Shareholders Rights Directive 2017/828: What is the impact on the financial players.
The new Shareholders Rights Directive 2017/828 aims to strengthen the position and involvement of shareholders and to ensure that decisions are made for the long-term stability of a listed company. For this reason, it provides for a bundle of obligations that are imposed to different financial players such as EU listed companies, intermediaries, Institutional investors (life insurance, reinsurance), asset managers and proxy advisors.
The present Directive pursues a systemic change given the fact that it aims to change the relationship between issuers and investors to something that is transparent, regular and compulsory.
More specifically, it obliges different financial players to comply with the European requirements
- EU listed companies (listed in a Member State or whose shares are traded on a regulated market in a Member State) have obligations related to:
- the retention period of shareholders’ information
- the transmission of information giving the opportunity to the shareholders to exercise their rights stemming from their shares
- transparency of the voting process at shareholders’ meetings establishment of transparent procedure for their director’s remuneration. (“say on pay”)
- For Financial Intermediaries, means the implementation of new processes and tools to
- identify companies’ shareholders and transmit this information to the issuer
- allow their clients to “remotely” participate to the vote
- Send receipts to clients that voted on an electronic way
- Institutional investors (such as life insurance, reinsurance, pension funds) and asset managers must render their engagement policies and investment strategy more transparent by making their voting policies public.
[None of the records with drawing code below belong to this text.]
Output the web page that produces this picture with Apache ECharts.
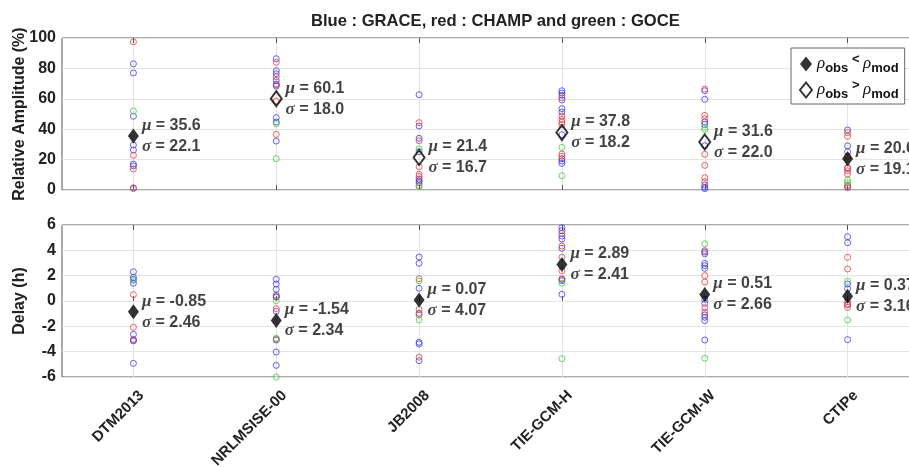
<!DOCTYPE html>
<html>
<head>
<meta charset="utf-8">
<script src="https://cdn.jsdelivr.net/npm/echarts@6/dist/echarts.min.js"></script>
<style>
  html, body { margin: 0; background: #fff; }
  #chart { width: 909px; height: 467px; }
</style>
</head>
<body>
<div id="chart"></div>
<script>
// models on the x axis
const models = ['DTM2013', 'NRLMSISE-00', 'JB2008', 'TIE-GCM-H', 'TIE-GCM-W', 'CTIPe']

// relative amplitude (%) per model, one list per satellite
const ampGrace = [
  [83, 77, 48.5, 29.6, 26.3, 17, 15.8, 1],
  [86.4, 78.5, 76.5, 72, 69.7, 68.4, 47.6, 44.7, 32.2],
  [62.7, 42.1, 34, 25.2, 7.2, 5.9, 4.8],
  [65.3, 63.8, 62.3, 59.2, 53.5, 51.3, 36.4, 20.6, 19.1, 17.5],
  [65.3, 59.7, 44.7, 43.2, 29.2, 3.3, 1.8, 0.9],
  [39.5, 29, 25.2, 14.3, 2.3]
]
const ampChamp = [
  [97.5, 22.8, 13.8, 1.5],
  [84, 74.5, 69.2, 58.5, 36.6],
  [44.3, 32.4, 15.3, 10.3, 8.8, 3],
  [60.7, 48.7, 46.5, 44.7, 43, 23.7, 22.2],
  [66.4, 49.1, 46.9, 23.5, 16.2, 8.1, 5.5],
  [37.7, 35.3, 22.4, 14.8, 12.7, 10.5, 3.3, 1.5]
]
const ampGoce = [
  [52],
  [43.6, 20.6],
  [27, 2.2],
  [28, 9.4],
  [41.2, 39.7],
  [6.6, 4.8]
]
const ampMean = [35.6, 60.1, 21.4, 37.8, 31.6, 20.6]
const ampStd = [22.1, 18.0, 16.7, 18.2, 22.0, 19.1]
// filled diamond: rho_obs < rho_mod
const ampFilled = [true, false, false, false, false, true]

// delay (h) per model, one list per satellite
const delayGrace = [
  [2.31, 1.87, 1.71, 1.4, -2.63, -3.08, -3.15, -4.92],
  [1.71, 1.34, 0.92, 0.45, 0.3, -0.81, -3.08, -4.03, -5.08],
  [3.47, 2.97, 1.0, -0.97, -3.26, -3.39, -4.71],
  [5.79, 5.55, 5.13, 4.89, 4.16, 1.71, 1.6, 0.53],
  [3.87, 3.73, 2.97, 2.79, 2.58, 0.13, -0.18, -1.1, -1.29, -1.55, -3.08],
  [5.08, 4.6, 1.34, 0.97, -0.26, -3.05]
]
const delayChamp = [
  [0.5, -2.08, -3.05],
  [0.34, -0.6, -3.0],
  [1.76, -0.66, -1.1, -4.44],
  [5.34, 4.34, 3.45, 2.39, 1.75],
  [3.97, 2.0, 1.5, -0.53, -0.89],
  [3.45, 2.53, -0.05, -0.3, -0.5]
]
const delayGoce = [
  [1.62],
  [0.03, -2.95, -6.0],
  [1.58, -1.5],
  [1.4, -4.55],
  [4.52, -4.52],
  [1.55, -1.5]
]
const delayMean = [-0.85, -1.54, 0.07, 2.89, 0.51, 0.37]
const delayStd = [2.46, 2.34, 4.07, 2.41, 2.66, 3.16]

const FONT = 'Liberation Sans, Arial, sans-serif'
const BLUE = 'rgb(60,60,235)'
const RED = 'rgb(235,60,60)'
const GREEN = 'rgb(60,205,60)'

const chart = echarts.init(document.getElementById('chart'))

function points(lists) {
  return lists.flatMap((vals, i) => vals.map(v => [i, v]))
}

function circles(lists, color, panel) {
  return {
    type: 'scatter',
    xAxisIndex: panel,
    yAxisIndex: panel,
    symbol: 'circle',
    symbolSize: 6,
    itemStyle: { color: 'transparent', borderColor: color, borderWidth: 1 },
    emphasis: { disabled: true },
    z: 2,
    data: points(lists)
  }
}

const muRich = {
  g: { fontFamily: 'Liberation Serif, serif', fontStyle: 'italic', fontWeight: 'bold', fontSize: 17, color: '#111' },
  b: { fontFamily: FONT, fontWeight: 'bold', fontSize: 16, color: '#111' }
}

function meanSeries(name, panel, means, stds, digits, keep, filled) {
  return {
    name: name,
    type: 'scatter',
    xAxisIndex: panel,
    yAxisIndex: panel,
    symbol: 'diamond',
    symbolSize: [11, 15],
    itemStyle: filled
      ? { color: '#000' }
      : { color: 'rgba(255,255,255,0)', borderColor: '#000', borderWidth: 2 },
    emphasis: { disabled: true },
    z: 5,
    label: {
      show: true,
      position: 'right',
      distance: 3,
      lineHeight: 21,
      formatter: p => {
        const i = p.value[0]
        return '{g|μ}{b| = ' + means[i].toFixed(digits) + '}\n{g|σ}{b| = ' + stds[i].toFixed(digits) + '}'
      },
      rich: muRich
    },
    data: means.map((m, i) => [i, m]).filter((d, i) => keep[i])
  }
}

const allTrue = models.map(() => true)

const gridLeft = 62
const gridWidth = 857

function catAxis(gridIndex, position, showLabels) {
  return {
    type: 'category',
    gridIndex: gridIndex,
    position: position,
    data: models,
    boundaryGap: true,
    axisLine: { show: false },
    axisTick: { show: true, inside: true, length: 5, alignWithLabel: true, lineStyle: { color: '#555' } },
    splitLine: { show: position === 'bottom', alignWithLabel: true, lineStyle: { color: '#e4e4e4' } },
    axisLabel: {
      show: showLabels,
      rotate: 45,
      margin: 8,
      interval: 0,
      verticalAlign: 'top',
      padding: [4, 0, 0, 0],
      fontFamily: FONT,
      fontWeight: 'bold',
      fontSize: 15,
      color: '#222'
    }
  }
}

function valAxis(gridIndex, min, max, interval, name) {
  return {
    type: 'value',
    gridIndex: gridIndex,
    min: min,
    max: max,
    interval: interval,
    name: name,
    nameLocation: 'middle',
    nameGap: 34,
    nameMoveOverlap: false,
    nameTextStyle: { fontFamily: FONT, fontWeight: 'bold', fontSize: 16, color: '#222' },
    axisLine: { show: false },
    axisTick: { show: false },
    splitLine: { lineStyle: { color: '#e4e4e4' } },
    axisLabel: { fontFamily: FONT, fontWeight: 'bold', fontSize: 16, color: '#222', margin: 6 }
  }
}

const legendText = {
  lt: '{g|ρ}{s|obs}{n| < }{g|ρ}{s|mod}',
  gt: '{g|ρ}{s|obs}{n| > }{g|ρ}{s|mod}'
}

const gridBase = {
  left: gridLeft,
  width: gridWidth,
  height: 152,
  outerBoundsMode: 'none',
  containLabel: false,
  show: true,
  borderColor: '#555',
  borderWidth: 1,
  backgroundColor: 'transparent'
}

chart.setOption({
  animation: false,
  backgroundColor: '#fff',
  title: {
    text: 'Blue : GRACE, red : CHAMP and green : GOCE',
    left: 306,
    top: 8,
    textStyle: { fontFamily: FONT, fontWeight: 'bold', fontSize: 16.6, color: '#222' }
  },
  legend: {
    orient: 'vertical',
    left: 791,
    top: 48,
    padding: [5, 6, 3, 8],
    itemGap: 4,
    itemWidth: 12,
    itemHeight: 15,
    backgroundColor: '#fff',
    borderColor: '#666',
    borderWidth: 1,
    borderRadius: 0,
    data: ['lt', 'gt'],
    formatter: n => legendText[n],
    textStyle: {
      fontFamily: FONT,
      lineHeight: 22,
      rich: {
        g: { fontFamily: 'Liberation Serif, serif', fontStyle: 'italic', fontSize: 17, color: '#111', verticalAlign: 'middle' },
        s: { fontFamily: FONT, fontWeight: 'bold', fontSize: 13, color: '#111', verticalAlign: 'bottom', padding: [8, 0, 0, 0] },
        n: { fontFamily: FONT, fontWeight: 'bold', fontSize: 13, color: '#111', verticalAlign: 'top', padding: [0, 0, 4, 0] }
      }
    }
  },
  grid: [
    Object.assign({ top: 38 }, gridBase),
    Object.assign({ top: 225 }, gridBase)
  ],
  xAxis: [
    catAxis(0, 'bottom', false),
    catAxis(1, 'bottom', true),
    catAxis(0, 'top', false),
    catAxis(1, 'top', false)
  ],
  yAxis: [
    valAxis(0, 0, 100, 20, 'Relative Amplitude (%)'),
    valAxis(1, -6, 6, 2, 'Delay (h)')
  ],
  series: [
    circles(ampGrace, BLUE, 0),
    circles(ampChamp, RED, 0),
    circles(ampGoce, GREEN, 0),
    circles(delayGrace, BLUE, 1),
    circles(delayChamp, RED, 1),
    circles(delayGoce, GREEN, 1),
    meanSeries('lt', 0, ampMean, ampStd, 1, ampFilled, true),
    meanSeries('gt', 0, ampMean, ampStd, 1, ampFilled.map(f => !f), false),
    meanSeries('lt', 1, delayMean, delayStd, 2, allTrue, true)
  ]
})
</script>
</body>
</html>
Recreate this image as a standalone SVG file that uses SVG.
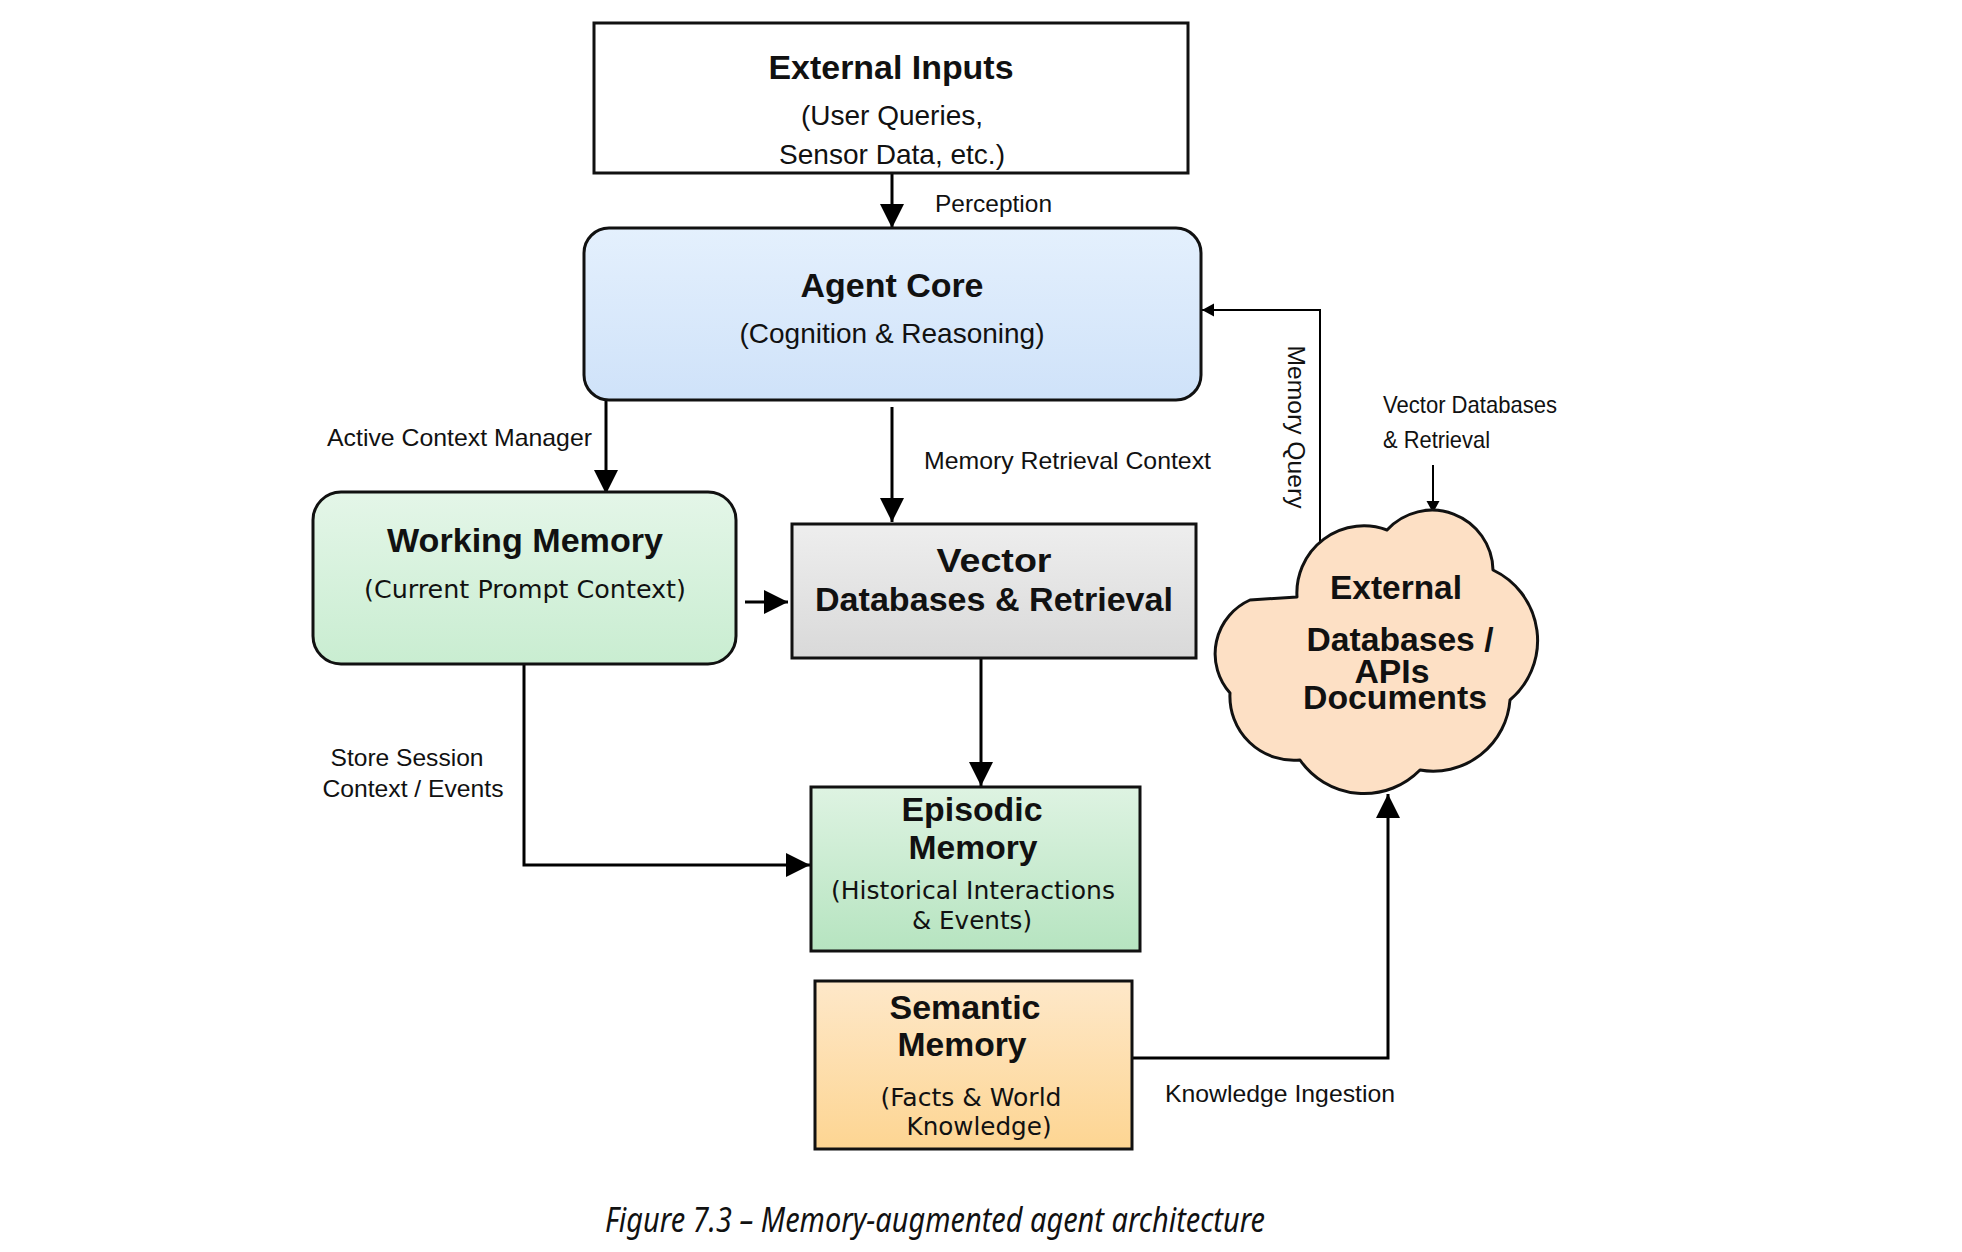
<svg xmlns="http://www.w3.org/2000/svg" width="1962" height="1252" viewBox="0 0 1962 1252">
<defs>
<linearGradient id="gBlue" x1="0" y1="0" x2="0" y2="1"><stop offset="0" stop-color="#e4f0fd"/><stop offset="1" stop-color="#cfe2f9"/></linearGradient>
<linearGradient id="gGreen1" x1="0" y1="0" x2="0" y2="1"><stop offset="0" stop-color="#e4f6e8"/><stop offset="1" stop-color="#c9edd1"/></linearGradient>
<linearGradient id="gGray" x1="0" y1="0" x2="0" y2="1"><stop offset="0" stop-color="#eeeeee"/><stop offset="1" stop-color="#d9d9d9"/></linearGradient>
<linearGradient id="gGreen2" x1="0" y1="0" x2="0" y2="1"><stop offset="0" stop-color="#def3e2"/><stop offset="1" stop-color="#b6e4c0"/></linearGradient>
<linearGradient id="gOrange" x1="0" y1="0" x2="0" y2="1"><stop offset="0" stop-color="#fee8c9"/><stop offset="1" stop-color="#fdd592"/></linearGradient>
<marker id="big" markerUnits="userSpaceOnUse" markerWidth="26" markerHeight="26" refX="24" refY="12" orient="auto"><path d="M0,0 L24,12 L0,24 z" fill="#000"/></marker>
<marker id="small" markerUnits="userSpaceOnUse" markerWidth="14" markerHeight="14" refX="12" refY="6.5" orient="auto"><path d="M0,0 L12,6.5 L0,13 z" fill="#000"/></marker>
<style>
.box{stroke:#111;stroke-width:3}
.t{font-family:"Liberation Sans",Arial,sans-serif;font-weight:bold;font-size:34px;fill:#111;text-anchor:middle}
.s{font-family:"Liberation Sans",Arial,sans-serif;font-size:28px;fill:#111;text-anchor:middle}
.h{font-family:"DejaVu Sans",Verdana,sans-serif;font-size:24px;fill:#111;text-anchor:middle}
.l{font-family:"Liberation Sans",Arial,sans-serif;font-size:24px;fill:#111}
.c{fill:none;stroke:#000;stroke-width:3}
.thin{fill:none;stroke:#000;stroke-width:2}
.cap{font-family:"Noto Sans","Open Sans",sans-serif;font-style:italic;font-size:34px;fill:#111;text-anchor:middle}
</style>
</defs>
<rect width="1962" height="1252" fill="#fff"/>

<g id="connectors">
<path class="c" d="M892,173 L892,228" marker-end="url(#big)"/>
<path class="c" d="M606,401 L606,494" marker-end="url(#big)"/>
<path class="c" d="M892,407 L892,522" marker-end="url(#big)"/>
<path class="c" d="M745,602 L788,602" marker-end="url(#big)"/>
<path class="c" d="M981,658 L981,786" marker-end="url(#big)"/>
<path class="c" d="M524,664 L524,865 L810,865" marker-end="url(#big)"/>
<path class="c" d="M1132,1058 L1388,1058 L1388,794" marker-end="url(#big)"/>
<path class="thin" d="M1320,560 L1320,310 L1202,310" marker-end="url(#small)"/>
<path class="thin" d="M1433,465 L1433,513" marker-end="url(#small)"/>
<text class="l" x="935" y="212" textLength="117" lengthAdjust="spacingAndGlyphs">Perception</text>
<text class="l" x="592" y="446" text-anchor="end" textLength="265" lengthAdjust="spacingAndGlyphs">Active Context Manager</text>
<text class="l" x="924" y="469" textLength="287" lengthAdjust="spacingAndGlyphs">Memory Retrieval Context</text>
<text class="l" x="407" y="766" text-anchor="middle" textLength="153" lengthAdjust="spacingAndGlyphs">Store Session</text>
<text class="l" x="413" y="797" text-anchor="middle" textLength="181" lengthAdjust="spacingAndGlyphs">Context / Events</text>
<text class="l" x="1165" y="1102" textLength="230" lengthAdjust="spacingAndGlyphs">Knowledge Ingestion</text>
<text class="l" transform="translate(1288,427) rotate(90)" text-anchor="middle" textLength="163" lengthAdjust="spacingAndGlyphs">Memory Query</text>
<text class="l" x="1383" y="413" font-size="25" textLength="174" lengthAdjust="spacingAndGlyphs">Vector Databases</text>
<text class="l" x="1383" y="448" font-size="25" textLength="107" lengthAdjust="spacingAndGlyphs">&amp; Retrieval</text>
</g>

<g id="external-inputs">
<rect class="box" x="594" y="23" width="594" height="150" fill="#fff"/>
<text class="t" x="891" y="79" textLength="245" lengthAdjust="spacingAndGlyphs">External Inputs</text>
<text class="s" x="892" y="125" textLength="182" lengthAdjust="spacingAndGlyphs">(User Queries,</text>
<text class="s" x="892" y="164" textLength="226" lengthAdjust="spacingAndGlyphs">Sensor Data, etc.)</text>
</g>

<g id="agent-core">
<rect class="box" x="584" y="228" width="617" height="172" rx="25" fill="url(#gBlue)"/>
<text class="t" x="892" y="297" textLength="183" lengthAdjust="spacingAndGlyphs">Agent Core</text>
<text class="s" x="892" y="343" textLength="305" lengthAdjust="spacingAndGlyphs">(Cognition &amp; Reasoning)</text>
</g>

<g id="working-memory">
<rect class="box" x="313" y="492" width="423" height="172" rx="28" fill="url(#gGreen1)"/>
<text class="t" x="525" y="552" textLength="276" lengthAdjust="spacingAndGlyphs">Working Memory</text>
<text class="h" x="525" y="598" textLength="322" lengthAdjust="spacingAndGlyphs">(Current Prompt Context)</text>
</g>

<g id="vector-db">
<rect class="box" x="792" y="524" width="404" height="134" fill="url(#gGray)"/>
<text class="t" x="994" y="572" textLength="115" lengthAdjust="spacingAndGlyphs">Vector</text>
<text class="t" x="994" y="611" textLength="358" lengthAdjust="spacingAndGlyphs">Databases &amp; Retrieval</text>
</g>

<g id="episodic-memory">
<rect class="box" x="811" y="787" width="329" height="164" fill="url(#gGreen2)"/>
<text class="t" x="972" y="821" textLength="141" lengthAdjust="spacingAndGlyphs">Episodic</text>
<text class="t" x="973" y="859" textLength="129" lengthAdjust="spacingAndGlyphs">Memory</text>
<text class="h" x="973" y="899" textLength="284" lengthAdjust="spacingAndGlyphs">(Historical Interactions</text>
<text class="h" x="972" y="929" textLength="120" lengthAdjust="spacingAndGlyphs">&amp; Events)</text>
</g>

<g id="semantic-memory">
<rect class="box" x="815" y="981" width="317" height="168" fill="url(#gOrange)"/>
<text class="t" x="965" y="1019" textLength="151" lengthAdjust="spacingAndGlyphs">Semantic</text>
<text class="t" x="962" y="1056" textLength="129" lengthAdjust="spacingAndGlyphs">Memory</text>
<text class="h" x="971" y="1106" textLength="181" lengthAdjust="spacingAndGlyphs">(Facts &amp; World</text>
<text class="h" x="979" y="1135" textLength="145" lengthAdjust="spacingAndGlyphs">Knowledge)</text>
</g>

<g id="external-databases">
<path d="M1297,597 A67,67 0 0 1 1387,530 A61,61 0 0 1 1493,570 A78,78 0 0 1 1510,700 A77,77 0 0 1 1420,770 A78,78 0 0 1 1300,760 A64,64 0 0 1 1230,693 A59,59 0 0 1 1250,600 Z" fill="#fde0c5" stroke="#111" stroke-width="3" stroke-linejoin="round"/>
<text class="t" x="1396" y="599" textLength="132" lengthAdjust="spacingAndGlyphs">External</text>
<text class="t" x="1400" y="651" textLength="187" lengthAdjust="spacingAndGlyphs">Databases /</text>
<text class="t" x="1392" y="683" textLength="75" lengthAdjust="spacingAndGlyphs">APIs</text>
<text class="t" x="1395" y="709" textLength="184" lengthAdjust="spacingAndGlyphs">Documents</text>
</g>

<text class="cap" x="935" y="1232" textLength="660" lengthAdjust="spacingAndGlyphs">Figure 7.3 – Memory-augmented agent architecture</text>
</svg>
SRD II is a real progress for shareholders rights, but has huge impacts on Financial Intermediaries. Most of them does not provide proxy voting services anymore and they must then implement completely new processes by September 2020. Technical providers have anticipated Financial Intermediaries’ challenges and are developing solutions that can manage the complete flow of proxy voting. They could be a good alternative for institutions that have not started yet to develop their own solutions.